AT&T's Whitacre Rides Again 

In yesterday's Financial Times: AT&T chief warns on Internet cost:

Ed Whitacre, AT&T’s chairman and chief executive, warned on Monday that internet content providers that wanted to use broadband networks to deliver high-quality services such as movie downloads to their customers would have to pay for the service or face the prospect that new investment in high speed networks “will dry up.”

“We have to figure out who pays for this bigger and bigger IP network,” said Mr Whitacre, who was in New York ahead of AT&T’s annual presentation to investors and analysts on Tuesday. “We have to show a return on our investments.”
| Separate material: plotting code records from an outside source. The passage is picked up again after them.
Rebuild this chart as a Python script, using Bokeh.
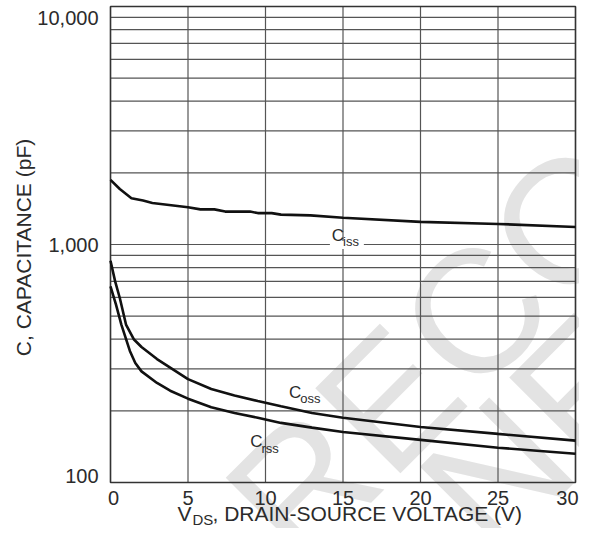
import math
from bokeh.plotting import figure
from bokeh.models import Label, Range1d
from bokeh.embed import file_html
from bokeh.resources import INLINE

# ---------------- data ----------------
ciss_v = [0, 0.6, 1.35, 2.1, 2.7, 5, 5.8, 6.7, 7.4, 9, 9.5, 10.4, 11, 12.9, 15, 20, 25, 30]
ciss_c = [1870, 1710, 1565, 1530, 1495, 1435, 1405, 1405, 1375, 1375, 1355, 1355, 1335, 1325, 1295, 1245, 1220, 1185]

coss_v = [0, 0.3, 0.6, 1.0, 1.5, 2.0, 3.0, 3.85, 5, 6.5, 8, 9.5, 11, 13, 15, 20, 25, 30]
coss_c = [855, 700, 596, 461, 400, 371, 330, 304, 272, 247, 232, 220, 209, 196, 187, 171, 160, 150]

crss_v = [0, 0.35, 0.7, 1.25, 1.6, 2.0, 3.0, 3.85, 5, 6.5, 8, 9.5, 11, 13, 15, 20, 25, 30]
crss_c = [667, 560, 461, 357, 318, 293, 262, 243, 225, 207, 196, 187, 178, 170, 163, 151, 140, 132]

x_ticks = [0, 5, 10, 15, 20, 25, 30]
y_major = [100, 1000, 10000]
y_tick_labels = ["100", "1,000", "10,000"]
y_grid = [100, 200, 300, 400, 500, 600, 700, 800, 900,
          1000, 2000, 3000, 4000, 5000, 6000, 7000, 8000, 9000, 10000]

XMIN, XMAX = 0, 30
YMIN, YMAX = 100, 10000

# ---------------- layout helpers ----------------
W, H = 579, 528
FL, FW, FT, FH = 110, 465, 6, 476      # chart box on the canvas (pixels)
LO, HI = math.log10(YMIN), math.log10(YMAX)


def cx(px):
    """canvas pixel x -> data x"""
    return XMIN + (px - FL) / FW * (XMAX - XMIN)


def cy(py):
    """canvas pixel y -> data y (log)"""
    return 10 ** (HI - (py - FT) / FH * (HI - LO))


def rx(px):
    """reference picture x (inside chart) -> data x"""
    return XMIN + (px - 110) / 479 * (XMAX - XMIN)


def ry(py):
    """reference picture y (inside chart) -> data y"""
    return 10 ** (HI - (py - 6) / 479 * (HI - LO))


FONT = "Liberation Sans"
TXT = "#2b2b2b"
GRID = "#555555"

p = figure(width=W, height=H, x_range=Range1d(cx(0), cx(W)), y_range=Range1d(cy(H), cy(0)),
           y_axis_type="log", output_backend="svg", toolbar_location=None,
           min_border_left=0, min_border_right=0, min_border_top=0, min_border_bottom=0)
p.xaxis.visible = False
p.yaxis.visible = False
p.grid.visible = False
p.outline_line_color = None
p.background_fill_color = "white"
p.border_fill_color = "white"

# ---------------- watermark ----------------
WM = "#e3e3e3"
p.add_layout(Label(x=rx(262), y=ry(533), text="RECO", angle=math.pi / 4,
                   text_font=FONT, text_font_size="175px", text_color=WM,
                   text_align="left", text_baseline="alphabetic", level="image"))
p.add_layout(Label(x=rx(462), y=ry(522), text="NE", angle=math.pi / 4,
                   text_font=FONT, text_font_size="175px", text_color=WM,
                   text_align="left", text_baseline="alphabetic", level="image"))

# ---------------- grid + box ----------------
p.segment(x0=[XMIN] * len(y_grid), x1=[XMAX] * len(y_grid), y0=y_grid, y1=y_grid,
          line_color=GRID, line_width=1.2)
p.segment(x0=x_ticks, x1=x_ticks, y0=[YMIN] * len(x_ticks), y1=[YMAX] * len(x_ticks),
          line_color=GRID, line_width=1.2)
p.quad(left=[XMIN], right=[XMAX], bottom=[YMIN], top=[YMAX],
       fill_color=None, line_color="#333333", line_width=1.5)

# white gap behind the Ciss label
p.quad(left=[rx(336)], right=[rx(371)], bottom=[ry(250)], top=[ry(242)],
       fill_color="white", line_color=None)

# ---------------- curves ----------------
for xs, ys in [(ciss_v, ciss_c), (coss_v, coss_c), (crss_v, crss_c)]:
    p.line(xs, ys, line_color="#111111", line_width=2.6)


def curve_label(x_left, mid_c, mid_sub, sub):
    p.add_layout(Label(x=rx(x_left), y=ry(mid_c), text="C", text_font=FONT,
                       text_font_size="17px", text_color=TXT,
                       text_align="left", text_baseline="middle"))
    p.add_layout(Label(x=rx(x_left + 11.5), y=ry(mid_sub), text=sub, text_font=FONT,
                       text_font_size="13px", text_color=TXT,
                       text_align="left", text_baseline="middle"))


curve_label(338, 236, 242.5, "iss")
curve_label(294, 394, 400.5, "oss")
curve_label(254, 444, 450.5, "rss")

# ---------------- tick labels ----------------
for t in x_ticks:
    if t == XMAX:
        p.add_layout(Label(x=cx(W - 1), y=cy(497), text=str(t), text_font=FONT,
                           text_font_size="20px", text_color=TXT,
                           text_align="right", text_baseline="middle"))
    else:
        p.add_layout(Label(x=t, x_offset=3 if t == 0 else 0, y=cy(497), text=str(t),
                           text_font=FONT, text_font_size="20px", text_color=TXT,
                           text_align="center", text_baseline="middle"))

y_label_pos = [475, 244, 17]
for v, lab, py in zip(y_major, y_tick_labels, y_label_pos):
    p.add_layout(Label(x=cx(98), y=cy(py), text=lab, text_font=FONT,
                       text_font_size="20px", text_color=TXT,
                       text_align="right", text_baseline="middle"))

# ---------------- axis titles ----------------
p.add_layout(Label(x=cx(23), y=cy(247), text="C, CAPACITANCE (pF)", angle=math.pi / 2,
                   text_font=FONT, text_font_size="21px", text_color=TXT,
                   text_align="center", text_baseline="middle"))
p.add_layout(Label(x=cx(177), y=cy(513), text="V", text_font=FONT,
                   text_font_size="21px", text_color=TXT,
                   text_align="left", text_baseline="middle"))
p.add_layout(Label(x=cx(192), y=cy(519), text="DS", text_font=FONT,
                   text_font_size="15px", text_color=TXT,
                   text_align="left", text_baseline="middle"))
p.add_layout(Label(x=cx(212), y=cy(513), text=", DRAIN-SOURCE VOLTAGE (V)", text_font=FONT,
                   text_font_size="21px", text_color=TXT,
                   text_align="left", text_baseline="middle"))

open("out.html", "w").write(file_html(p, INLINE))
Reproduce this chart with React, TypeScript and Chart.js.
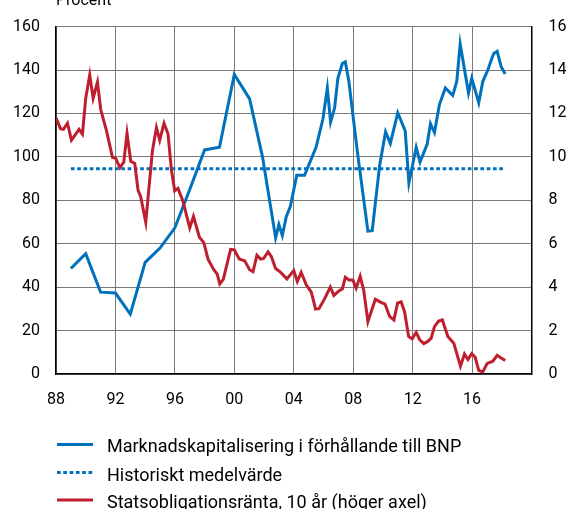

“I think the content providers should be paying for the use of the network – obviously not the piece from the customer to the network, which has already been paid for by the customer in Internet access fees – but for accessing the so-called Internet cloud.”
Ok, Ed has learned something since his last statement - he has been told not to blame his customers, so he is turning around blaming the other side.

I always thought the customers are paying and Internet is end-to-end. IMHO a content provider is also a customer somewhere to an ISP. Content providers are not connected to the "so-called" Inrernet cloud by magic.

The traffic is assymetric? Ok, this is the problem between AT&T and the other ISP, and I also assume AT&T is serviing some content providers having customers in other networks.

Consider Walmart blaming customers buying too much.